--- BEGIN ---

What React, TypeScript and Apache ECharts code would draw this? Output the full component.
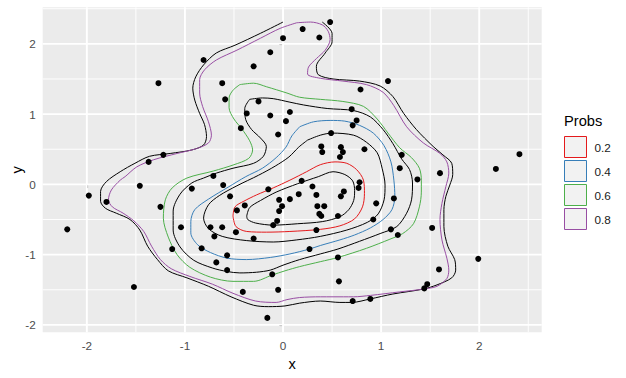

--- END ---
--- BEGIN ---

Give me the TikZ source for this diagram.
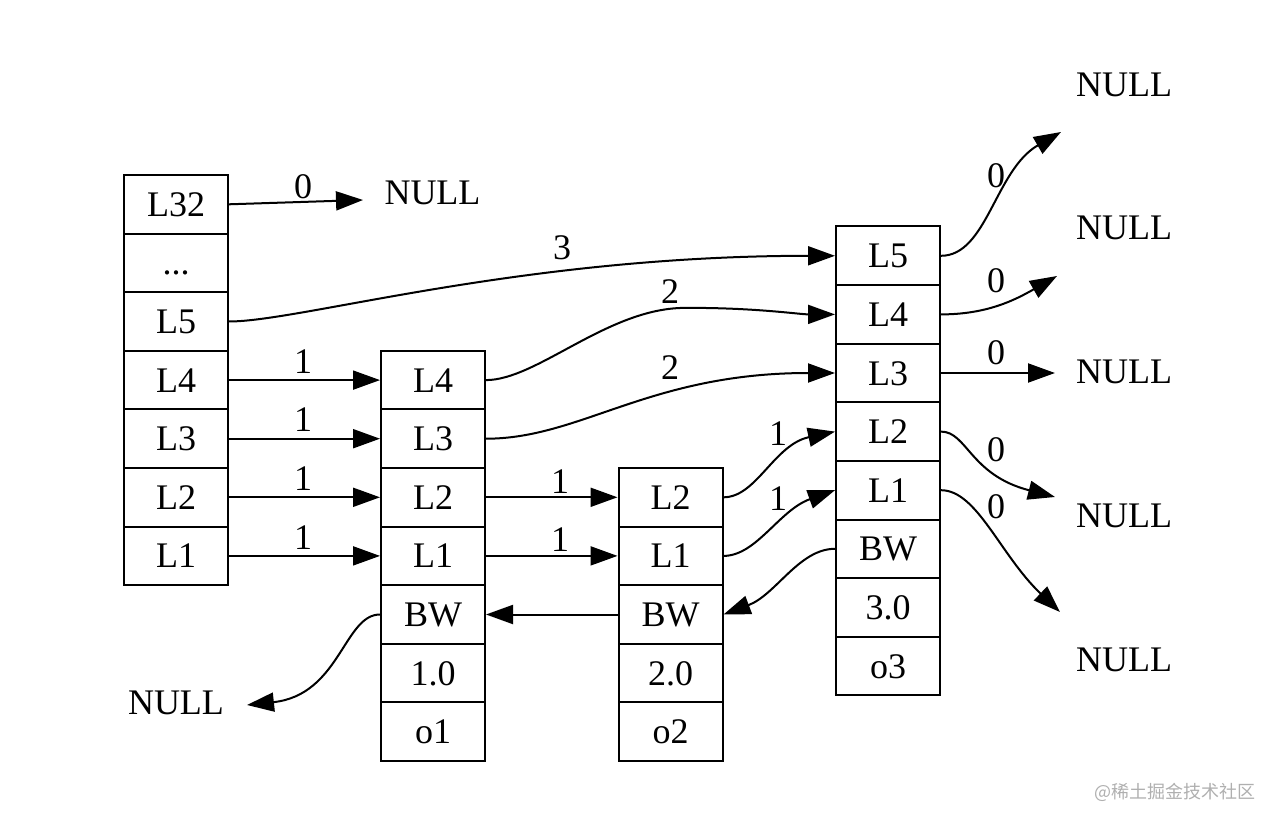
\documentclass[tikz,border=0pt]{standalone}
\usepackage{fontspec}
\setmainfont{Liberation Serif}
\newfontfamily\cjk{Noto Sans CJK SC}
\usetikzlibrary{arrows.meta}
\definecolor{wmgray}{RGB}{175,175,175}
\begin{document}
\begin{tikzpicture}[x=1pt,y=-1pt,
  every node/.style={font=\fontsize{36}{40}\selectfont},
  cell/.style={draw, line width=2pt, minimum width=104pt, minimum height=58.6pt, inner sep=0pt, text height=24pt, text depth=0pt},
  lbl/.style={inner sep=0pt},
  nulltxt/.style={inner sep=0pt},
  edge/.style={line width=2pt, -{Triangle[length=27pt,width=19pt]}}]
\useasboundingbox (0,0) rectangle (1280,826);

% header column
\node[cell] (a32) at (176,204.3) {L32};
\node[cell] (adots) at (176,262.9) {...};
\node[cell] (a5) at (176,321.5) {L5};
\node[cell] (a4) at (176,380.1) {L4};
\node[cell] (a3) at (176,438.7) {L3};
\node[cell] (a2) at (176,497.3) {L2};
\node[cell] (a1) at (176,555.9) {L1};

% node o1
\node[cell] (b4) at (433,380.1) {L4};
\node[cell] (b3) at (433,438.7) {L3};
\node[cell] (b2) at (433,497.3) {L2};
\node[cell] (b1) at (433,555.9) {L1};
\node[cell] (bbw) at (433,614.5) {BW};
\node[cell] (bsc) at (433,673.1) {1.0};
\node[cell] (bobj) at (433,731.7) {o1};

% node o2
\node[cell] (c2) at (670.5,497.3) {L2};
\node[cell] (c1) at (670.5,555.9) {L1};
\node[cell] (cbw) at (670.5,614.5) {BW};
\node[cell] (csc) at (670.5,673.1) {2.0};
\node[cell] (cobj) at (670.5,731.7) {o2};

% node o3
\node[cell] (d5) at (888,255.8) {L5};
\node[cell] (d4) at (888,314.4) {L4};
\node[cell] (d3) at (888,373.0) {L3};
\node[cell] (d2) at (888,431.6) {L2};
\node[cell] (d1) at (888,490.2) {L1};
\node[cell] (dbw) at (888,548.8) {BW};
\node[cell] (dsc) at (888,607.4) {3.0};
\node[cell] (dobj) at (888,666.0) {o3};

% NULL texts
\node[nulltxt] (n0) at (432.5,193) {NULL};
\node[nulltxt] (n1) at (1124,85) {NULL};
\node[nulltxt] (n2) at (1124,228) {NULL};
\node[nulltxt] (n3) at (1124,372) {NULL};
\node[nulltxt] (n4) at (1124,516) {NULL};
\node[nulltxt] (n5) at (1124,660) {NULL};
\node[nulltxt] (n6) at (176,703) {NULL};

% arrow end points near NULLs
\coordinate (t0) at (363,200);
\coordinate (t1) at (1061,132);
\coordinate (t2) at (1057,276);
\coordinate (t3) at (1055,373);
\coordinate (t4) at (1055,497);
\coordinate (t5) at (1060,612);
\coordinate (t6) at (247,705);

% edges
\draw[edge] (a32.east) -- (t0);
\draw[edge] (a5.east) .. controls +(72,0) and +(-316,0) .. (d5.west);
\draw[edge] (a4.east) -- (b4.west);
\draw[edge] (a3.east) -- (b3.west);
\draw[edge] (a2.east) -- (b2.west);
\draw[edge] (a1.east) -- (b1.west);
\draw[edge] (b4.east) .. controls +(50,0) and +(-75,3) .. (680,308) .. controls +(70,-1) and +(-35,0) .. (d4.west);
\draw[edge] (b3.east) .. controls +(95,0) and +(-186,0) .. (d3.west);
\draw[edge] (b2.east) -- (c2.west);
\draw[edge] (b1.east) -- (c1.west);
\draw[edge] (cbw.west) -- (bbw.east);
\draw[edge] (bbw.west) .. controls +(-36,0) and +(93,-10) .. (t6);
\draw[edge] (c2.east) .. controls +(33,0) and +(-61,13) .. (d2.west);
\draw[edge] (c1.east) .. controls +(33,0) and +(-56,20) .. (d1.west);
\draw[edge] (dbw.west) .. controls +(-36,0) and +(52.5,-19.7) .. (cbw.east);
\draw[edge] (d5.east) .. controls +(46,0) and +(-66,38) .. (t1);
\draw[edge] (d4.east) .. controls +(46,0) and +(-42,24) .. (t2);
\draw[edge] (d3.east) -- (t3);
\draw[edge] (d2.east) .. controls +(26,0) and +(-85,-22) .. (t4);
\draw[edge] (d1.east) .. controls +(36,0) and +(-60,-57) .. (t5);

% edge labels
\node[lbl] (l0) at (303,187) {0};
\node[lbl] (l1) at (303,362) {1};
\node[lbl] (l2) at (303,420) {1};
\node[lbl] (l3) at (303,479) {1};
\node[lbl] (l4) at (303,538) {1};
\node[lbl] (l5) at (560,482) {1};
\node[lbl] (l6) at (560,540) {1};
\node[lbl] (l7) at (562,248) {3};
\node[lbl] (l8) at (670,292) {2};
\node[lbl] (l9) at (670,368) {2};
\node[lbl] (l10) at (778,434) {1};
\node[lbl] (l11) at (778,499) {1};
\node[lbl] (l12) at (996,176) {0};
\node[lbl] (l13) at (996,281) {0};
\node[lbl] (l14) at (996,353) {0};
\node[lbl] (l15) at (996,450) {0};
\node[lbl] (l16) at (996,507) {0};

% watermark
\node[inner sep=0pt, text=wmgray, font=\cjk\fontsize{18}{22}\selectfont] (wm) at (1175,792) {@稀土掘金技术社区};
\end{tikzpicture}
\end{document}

--- END ---

Task description:
Every line in the data that holds "this" should be copied out.

Output below:
What React, TypeScript and Apache ECharts code would draw this? Output the full component.
Give me the TikZ source for this diagram.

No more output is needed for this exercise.